Armas, ¡malditas armas! ¡Egoísmo que las produce para la muerte!. ¿Para qué sirven?, pues para causar dolor, sufrimiento, agonía, para que muchos padres dejen de vivir viviendo, para que el mundo horrorizado vea cómo los pétalos de la flor  ensombrecen y mueren, en vez de alegrarnos el alma y ser inspiración de poetas y pintores; armas para  que desaparezca la sonrisa encantadora de un nieto al  besar nuestra frente ya arrugada, para aliviarnos las penas. Pero mucho más, armas contra el bosque tupido que da vida y color, o contra el río que otrora era caudaloso y bravío, y ahora solo un espejo que agoniza.

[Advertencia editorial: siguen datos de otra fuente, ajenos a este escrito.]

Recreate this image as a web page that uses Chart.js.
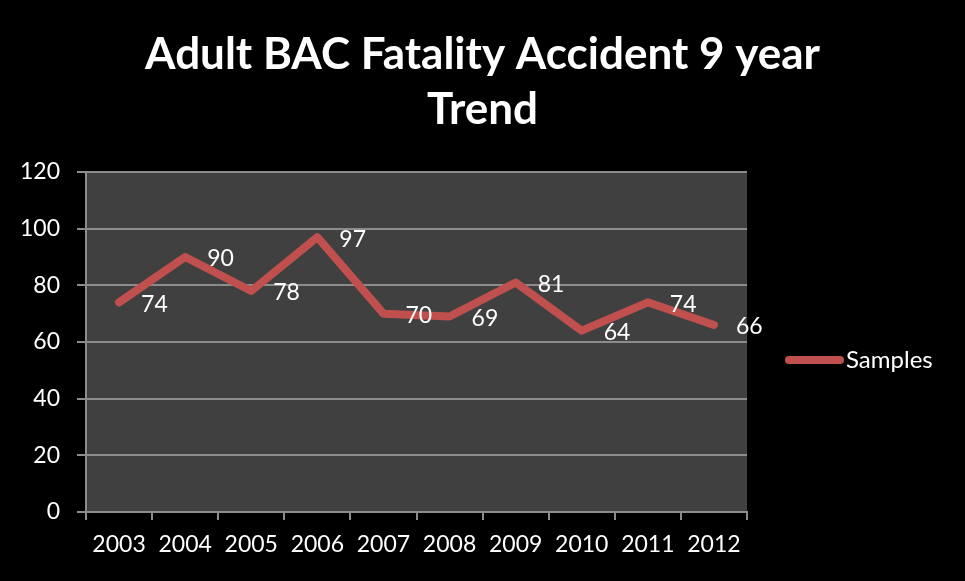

Ruego, sin oraciones, por el alma de estas criaturas, en un instante felices y al otro yaciendo en la oscuridad para siempre. Y ruego para que sus espectros un día surjan de la tierra, no para tomar venganza, sino para crear un mundo sin armas, donde la armonía y la paz reinen por doquier. 

Armonía y paz, dos amorosas palabras que permitirían disfrutar de la vida y la esperanza, que nos permita dibujar un mundo repleto de niños y niñas felices, amorosos y tiernos, en bellas escuelas allá en la cima de montañas o en los llanos, en las ciudades, y hasta en los bosques y a orilla de los ríos. Es que hay que seguir soñando, ¿por qué?, porque es un imperativo de esta humanidad que sufre y que añora, y que no se resigna a padecer y ver que hasta nuestros pequeñines mueran.

Quiero, en suma, niños felices, que disfruten del brillo de la luna, y del sol, de ver volar una paloma, de amar a una simple flor, a la tierra, al mar, a sus maestros, ¡y a la vida!, la misma que un día  habrá de derrotar a la maldad, la injusticia y la codicia. ¡Para que no mueran más niños por la metralla, para que triunfe la sonrisa y el candor infantil, para que un niño siga entregando una flor a una niña como la prueba más alta de amor.